Florian Poncelet souligne également le risque d’un accroissement des inégalités entre États si la Commission laisse une large marge de manœuvre aux gouvernements nationaux pour compenser la baisse : » On est en train de faire des pays différents dans l’Union européenne. Donc, c’est un non-sens d’être tous les mêmes au niveau de la PAC. »
Au-delà des chiffres et des mesures, les manifestants partagent une inquiétude démographique : » 80 % des agriculteurs n’ont pas de successeurs « , rappelle Florian Poncelet, qui ajoute que » 10 % ont moins de 35 ans « .
Il considère que l’absence de perspectives économiques et de revenus stables décourage les jeunes à s’installer et compromet la transmission des exploitations.

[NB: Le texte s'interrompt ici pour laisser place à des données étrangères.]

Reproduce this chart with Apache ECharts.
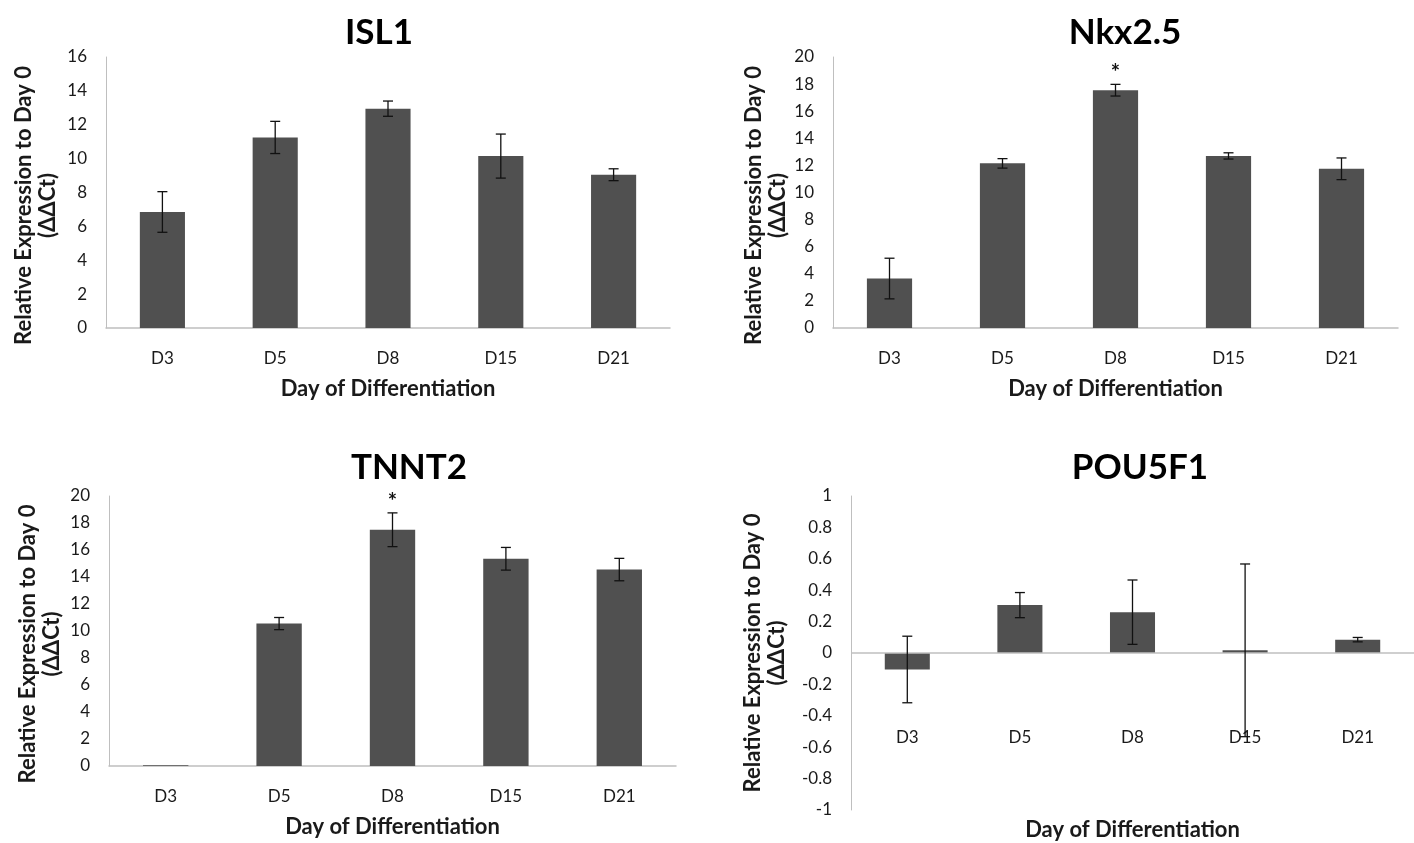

Les discours politiques sur la relève, dépourvus d’engagement budgétaire concret, ne suffisent pas : » Le commissaire annonce vouloir doubler les générations et nous aider, mais il n’annonce pas de budget. Finalement, c’est assez compliqué. »
Interrogé sur la suite des événements si le Mercosur était approuvé, Florian Poncelet se montre prudent mais déterminé : » Ce qu’on va faire, je ne sais pas. Il faudra qu’on en discute. Mais j’espère que ce sera un non et que ce foutu Mercosur sera oublié. »
Et face à une mobilisation européenne massive, il avertit : » Si avec une mobilisation pareille, les infos ne remontent pas et ne font pas bouger les choses, je ne sais pas ce qu’on doit faire. »
Sur le plan local, le président de la Fédération des Jeunes Agriculteurs espère des mesures concrètes pour préserver les filières qu’il représente : » J’espère avoir un budget PAC fort, un soutien couplé fort et que le prix de la viande se maintienne, pour espérer se maintenir où on est aujourd’hui. »
Le bras de fer entre les institutions européennes, les États membres et les organisations agricoles s’annonce déterminant pour l’avenir des exploitations et pour la possibilité de transmettre les fermes aux générations futures.